The MacBook ARM

It feels like every year now, new rumors pop up about Apple switching the Mac from Intel processors to custom, Apple-made processors based on ARM. The same type of processors that currently run everything from the iPhone to iPad to Apple TV.

Now, scuttlebutt has it that Apple’s had ARM based Macs in the labs for years, just like they Intel Macs in the lab before the big switch to PowerPC — wow, 15 years go already. They’ve just been holding them, like a silicon sword of Damocles, over Intel’s head to encourage Intel to stick to their roadmap.

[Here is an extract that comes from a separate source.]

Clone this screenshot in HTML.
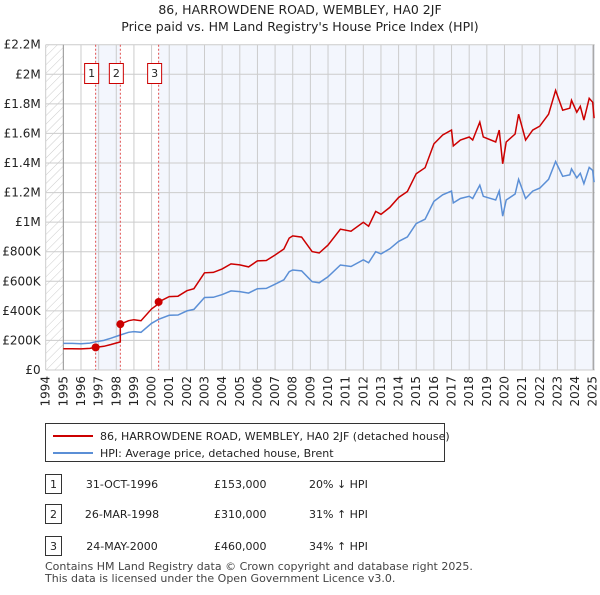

Which is part of what excites so many people about Apple potentially switching the Mac lineup to in-house chipsets: Apple would be in control of it’s own processor destiny on Mac the way it has been on iPhone and iPad.

In an age where Intel has suffered from chronic, almost crippling delays in die shrink and process generation, where they’re barely getting to 5 nanometer years behind schedule and still throwing cores at every problem, Apple is already enjoying the benefits of their own A-series on 7 nanometer and moving rapidly towards 5.

And yes, those are all marketing names, but suffice it to say Apple is shipping silicon on time and to spec and Intel really, sadly is not.

But, on the flip side, many Mac customers have come to enjoy if not totally depend on on the Mac being Intel Inside. The software they run is compiled for x86 and 64. They can easily run Bootcamp or virtual machines so Windows also works on the Mac.

And, for those people, the idea of Apple moving away from Intel is terrifying.

Now, I’m going to do a series of videos on this where I try to separate facts from feels. Starting with the silicon and with AnandTech’s own Dr. Ian Cutress.

Hit the video to watch it all.

Now, I think conventional wisdom is that we’ll see Apple start small, with a new 12-inch MacBook or a MacBook Air variant on ARM, maybe even a new Mac mini, and use those to both test the waters and reduce anxiety levels for pros.

But there’s a change Apple could be much more aggressive here as well.